The Ties the Define


The Ties the Define

Do we choose our loyalties or do they choose us?

By Mary Sykes Wylie

May/June 1999


A couple of years ago, in January, I totaled my 17-year-old Buick Skylark in an accident on an icy road. A day or two later, retrieving the license plates, I stood alone in a cold, miserable car graveyard with my caved-in old hulk of a car, surrounded by other automotive corpses, feeling the most awful sadness. I touched the Buick's scratched, faded maroon skin, said good-bye and felt not only grief but a kind of guilt for saying so many mean things about it over the years--about its three recalls, the engine's proclivity to vibrate severely between 45 and 55 miles an hour, the cloth ceiling coming unglued and twice collapsing around my ears, the brute force required to operate its nonpower steering in sharp curves and parking places. Even with all this, it had gotten me where I wanted to go most of the time for

nearly 20 years, and its solid shape had preserved me from serious injury in the crash that had demolished it.
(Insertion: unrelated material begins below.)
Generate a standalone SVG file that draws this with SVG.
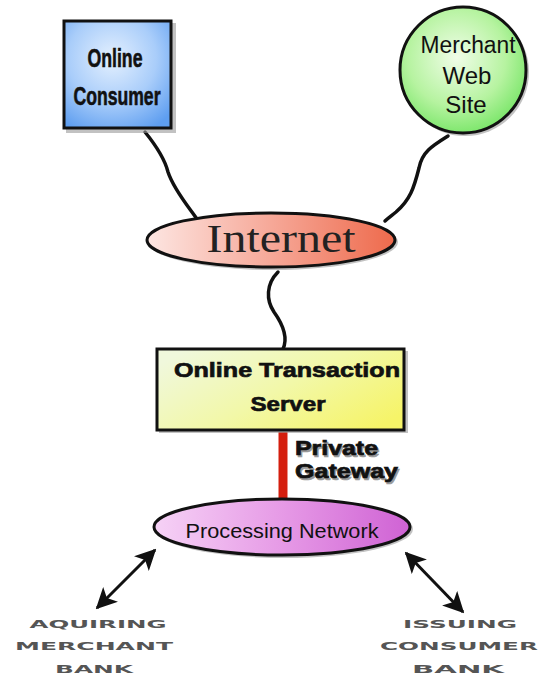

The Buick had served me well in its own clunkily loyal way, and I felt I had somehow let it down.

Where did this feeling come from? I can't say that I "loved" the car, except maybe for a few weeks in the beginning, when its new, slick, elegant little chassis purred along highway and byway. In fact, I often despised the car, and anyway, it was an object, a thing without justifiable claims on anybody's loyalties.